Where I Shouldn’t Be

Shame can be a compelling way to ensure a reader’s rapt attention. When a character is engaged in activities that provoke embarrassment, or even only potential humiliation, the reader can’t bear to look away from the page. All you need is a situation in which you know the character is being outrageous or combative or prowling about in places he ought not to be.

For example, Andre Dubus III’s novella Listen Carefully features a husband who is trying to understand why his wife of many years would leave him for another man. As part of his off-kilter responses, he wanders through the home they used to share—and that the reader knows is forbidden to him. As a reader you almost want to shout, “Get out of there before she comes home!” But the character is going to do no such thing, because the author knows he has us right where he wants us.

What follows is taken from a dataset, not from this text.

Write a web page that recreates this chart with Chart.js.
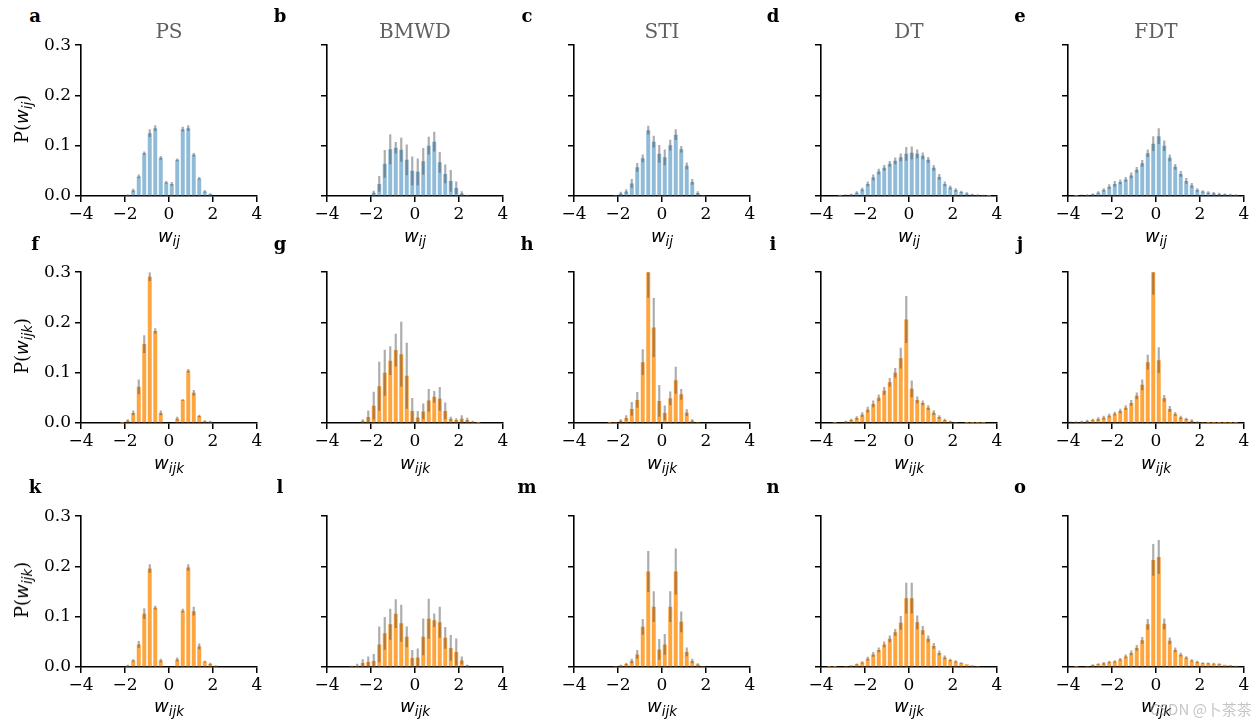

How do you make this premise work? Part of the technique consists in setting up a social situation in which the character can be shamed. That context can be as slight as a teenage girl walking into a party filled with classmates that she knows look down on her, determined to confront a boy who has done her wrong. No matter what the circumstances, you stir interest simply by creating countering forces that make us cringe.

Another key factor in making such a sequence work is the character’s motivation. Why is that girl so determined to tell the boy off? What did he do to her? What type of person is she that she would brave the lions’ den? Does she normally flip people off, or has she been driven to extremes by what he did? You can see from just these possible variables how gripping the scene would be. 

If she regularly chews people out, then the embarrassment factor is lessened. She obviously has a thick skin. If she is shy, on the other hand, and she feels she must make her views known, now we’re starting to feel squeamish. Even better, the power of her motivation is driving not only the character but the entire plot forward. We are carried along by her desire. 

Finally, it is important to rub the reader’s face in the shame. That entails providing minutely observed details and interior monologues that overtake the reader thoroughly. You want to linger as long as possible. Drag it out, don’t let the reader escape. You may well find that the emotional tide you’ve created carries you to a higher plane throughout the rest of the story.

Exercise: Check your manuscript for scenes featuring confrontation. Is your protagonist confident, strident, sure of the rightness of his cause? If so, ask yourself if the circumstances might be altered so that his standing with the other person(s) is more tenuous. Could he be humiliated? Even if he is confident, is it possible to alter the other character’s response in an unexpected fashion that leaves the protagonist humiliated?